UK Employment Arrangements: UK Plans Tax Measures Against Dual ContractsSullivan & Cromwell LLP - 6 December 2013
The UK government published its Autumn Statement on 5 December 2013. In his speech the Chancellor of the Exchequer announced, among other proposed changes, that the government would “end the abuse of dual contracts”.
In this context, the term “dual contracts” refers to employment arrangements in which an employee enters two separate employment contracts with related employers (or the same employer), one covering duties to be performed inside the UK (a “UK contract”), the other duties to be performed outside the UK (a “non-UK contract”).
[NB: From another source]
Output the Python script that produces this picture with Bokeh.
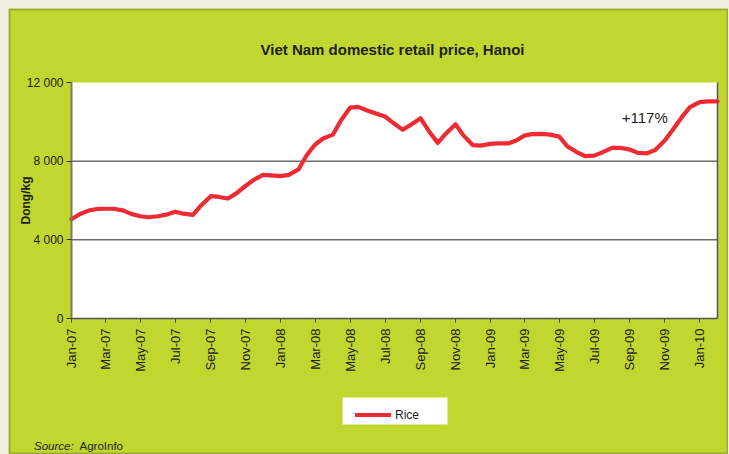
import pandas as pd
from math import pi
from bokeh.plotting import figure
from bokeh.models import (Range1d, FixedTicker, MonthsTicker, DatetimeTickFormatter,
                          Label, Legend, LegendItem, ColumnDataSource, BoxAnnotation)
from bokeh.embed import file_html
from bokeh.resources import INLINE

# ---------------- data ----------------
chart_title = "Viet Nam domestic retail price, Hanoi"
y_axis_title = "Dong/kg"
series_name = "Rice"
source_note = ["Source:", "AgroInfo"]

start_date = "2007-01-01"
end_date = "2010-02-01"
# semi-monthly retail price of rice, Dong/kg
rice_price = [
    5050, 5300, 5500, 5570, 5580, 5580, 5500, 5320,        # Jan-Apr 07
    5200, 5150, 5200, 5280, 5430, 5330, 5270, 5750,        # May-Aug 07
    6220, 6180, 6100, 6350, 6750, 7050, 7300, 7280,        # Sep-Dec 07
    7240, 7300, 7580, 8290, 8850, 9150, 9350, 10070,       # Jan-Apr 08
    10720, 10760, 10560, 10420, 10270, 9950, 9600, 9850,   # May-Aug 08
    10180, 9550, 8930, 9400, 9880, 9300, 8820, 8790,       # Sep-Dec 08
    8880, 8900, 8900, 9050, 9300, 9380, 9390, 9350,        # Jan-Apr 09
    9250, 8750, 8450, 8260, 8280, 8450, 8680, 8680,        # May-Aug 09
    8590, 8420, 8400, 8560, 9050, 9600, 10250, 10750,      # Sep-Dec 09
    11000, 11040, 11040,                                   # Jan-Feb 10
]
y_min, y_max = 0, 12000
y_ticks = [0, 4000, 8000, 12000]
y_tick_labels = ["0", "4 000", "8 000", "12 000"]
grid_values = [4000, 8000]
tick_months = [0, 2, 4, 6, 8, 10]   # Jan, Mar, May, Jul, Sep, Nov
annotation_text = "+117%"
annotation_date = "2009-08-18"
annotation_value = 10220

dates = pd.date_range(start_date, end_date, freq="SMS")
src = ColumnDataSource(dict(date=dates, price=rice_price))

# ---------------- layout (pixels) ----------------
W, H = 720, 446
PL, PR, PT, PB = 63, 11, 74, 136          # plot-area margins inside the canvas
GREEN = "#bfd72f"
RED = "#ee2b33"
TXT = "#222222"
FONT = "Liberation Sans"

t0, t1 = pd.Timestamp(start_date), pd.Timestamp(end_date)
t0_ms, t1_ms = t0.timestamp() * 1000, t1.timestamp() * 1000
ms_per_px = (t1_ms - t0_ms) / (W - PL - PR)
val_per_px = (y_max - y_min) / (H - PT - PB)

p = figure(width=W, height=H, x_axis_type="datetime",
           output_backend="svg", toolbar_location=None, min_border=0,
           x_range=Range1d(t0_ms - PL * ms_per_px, t1_ms + PR * ms_per_px),
           y_range=Range1d(y_min - PB * val_per_px, y_max + PT * val_per_px))
p.background_fill_color = GREEN
p.border_fill_color = GREEN
p.outline_line_color = None
p.xgrid.visible = False
p.ygrid.visible = False

# white plotting area
p.add_layout(BoxAnnotation(left=t0_ms, right=t1_ms, bottom=y_min, top=y_max,
                           fill_color="white", fill_alpha=1.0, line_color=None,
                           level="underlay"))

# horizontal gridlines and right edge of the plotting area
p.segment(x0=[t0] * len(grid_values), x1=[t1] * len(grid_values),
          y0=grid_values, y1=grid_values, line_color="#222222", line_width=1)
p.segment(x0=[t1], x1=[t1], y0=[y_min], y1=[y_max],
          line_color="#555555", line_width=1.5)

line = p.line("date", "price", source=src, line_color=RED, line_width=4.2,
              line_join="round", line_cap="round")

# x axis (sits on y = 0)
xa = p.xaxis[0]
xa.fixed_location = y_min
xa.bounds = (t0_ms, t1_ms)
xa.ticker = MonthsTicker(months=tick_months)
xa.formatter = DatetimeTickFormatter(days="%b-%y", months="%b-%y", years="%b-%y")
xa.major_label_orientation = pi / 2
xa.major_label_text_font = FONT
xa.major_label_text_font_size = "13px"
xa.major_label_text_color = TXT
xa.major_label_standoff = 6
xa.major_tick_in = 0
xa.major_tick_out = 4
xa.major_tick_line_color = "#444444"
xa.minor_tick_line_color = None
xa.axis_line_color = "#555555"
xa.axis_line_width = 1.5

# y axis (sits on the first date)
ya = p.yaxis[0]
ya.fixed_location = t0_ms
ya.bounds = (y_min, y_max)
ya.ticker = FixedTicker(ticks=y_ticks)
ya.major_label_overrides = {t: l for t, l in zip(y_ticks, y_tick_labels)}
ya.major_label_text_font = FONT
ya.major_label_text_font_size = "12px"
ya.major_label_text_color = TXT
ya.major_label_standoff = 3
ya.major_tick_in = 0
ya.major_tick_out = 5
ya.major_tick_line_color = "#333333"
ya.minor_tick_line_color = None
ya.axis_line_color = "#7a7a62"
ya.axis_line_width = 2
ya.axis_label = y_axis_title
ya.axis_label_text_font = FONT
ya.axis_label_text_font_style = "bold"
ya.axis_label_text_font_size = "12px"
ya.axis_label_text_color = TXT
ya.axis_label_standoff = -9

# title
p.add_layout(Label(x=384, y=H - 41, x_units="screen", y_units="screen",
                   text=chart_title, text_align="center", text_baseline="middle",
                   text_font=FONT, text_font_style="bold", text_font_size="15px",
                   text_color=TXT))

# annotation inside the plot
p.add_layout(Label(x=pd.Timestamp(annotation_date), y=annotation_value,
                   text=annotation_text, text_align="left", text_baseline="middle",
                   text_font=FONT, text_font_size="15px", text_color=TXT))

# legend (white key box below the axis)
p.add_layout(BoxAnnotation(left=334, right=439, bottom=30, top=57,
                           left_units="screen", right_units="screen",
                           bottom_units="screen", top_units="screen",
                           fill_color="white", fill_alpha=1.0, line_color=None,
                           level="annotation"))
legend = Legend(items=[LegendItem(label=series_name, renderers=[line])],
                location=(347, 32), orientation="horizontal",
                padding=4, margin=0, spacing=0,
                glyph_width=36, glyph_height=15, label_height=15,
                label_standoff=4, label_text_font=FONT, label_text_font_size="12px",
                label_text_color=TXT, background_fill_alpha=0.0,
                border_line_color=None, level="overlay")
p.add_layout(legend, "center")

# source note
p.add_layout(Label(x=25.5, y=9, x_units="screen", y_units="screen",
                   text=source_note[0], text_align="left", text_baseline="middle",
                   text_font=FONT, text_font_style="italic",
                   text_font_size="11.5px", text_color=TXT))
p.add_layout(Label(x=71, y=9, x_units="screen", y_units="screen",
                   text=source_note[1], text_align="left", text_baseline="middle",
                   text_font=FONT, text_font_size="11.5px", text_color=TXT))

# dark frame around the whole green panel
p.add_layout(BoxAnnotation(left=1, right=W - 1, bottom=1, top=H - 1,
                           left_units="screen", right_units="screen",
                           bottom_units="screen", top_units="screen",
                           fill_alpha=0.0, line_color="#4a4a3c", line_width=2,
                           level="overlay"))

html = file_html(p, INLINE)
html = html.replace("</head>",
                    "<style>html, body {background-color:#f4f0e1 !important;}"
                    " body {padding:8px !important;}</style></head>", 1)
open("out.html", "w").write(html)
In circumstances in which the employee:
- is resident for tax purposes, but not domiciled in, the United Kingdom;
- carries out duties under the non-UK contract wholly outside the United Kingdom (except for “merely incidental” duties); and
- does so for a foreign employer,
the income paid under the non-UK contract is taxable in the United Kingdom only to the extent “remitted” (brought in) to the United Kingdom.
For some years HM Revenue and Customs has subjected these arrangements to close scrutiny, focusing in particular on whether there are truly two separate employments (or just a geographical split of a single employment) and whether any duties required by the non-UK contract that are performed in the United Kingdom are truly “incidental”. The requirement that duties of the foreign employment be performed outside the UK causes particular compliance complications for mobile employees in the era of instant communications. Incidental duties are defined very narrowly.
The Autumn Statement gives little detail on the proposal, saying only, “From April 2014, UK tax will be levied on the full employment income where a comparable level of tax is not payable overseas on the overseas contract.” This – including what is a “comparable level of tax” – should be fleshed out in draft legislation when the government publishes its draft Finance Bill for 2014 on Tuesday 10 December.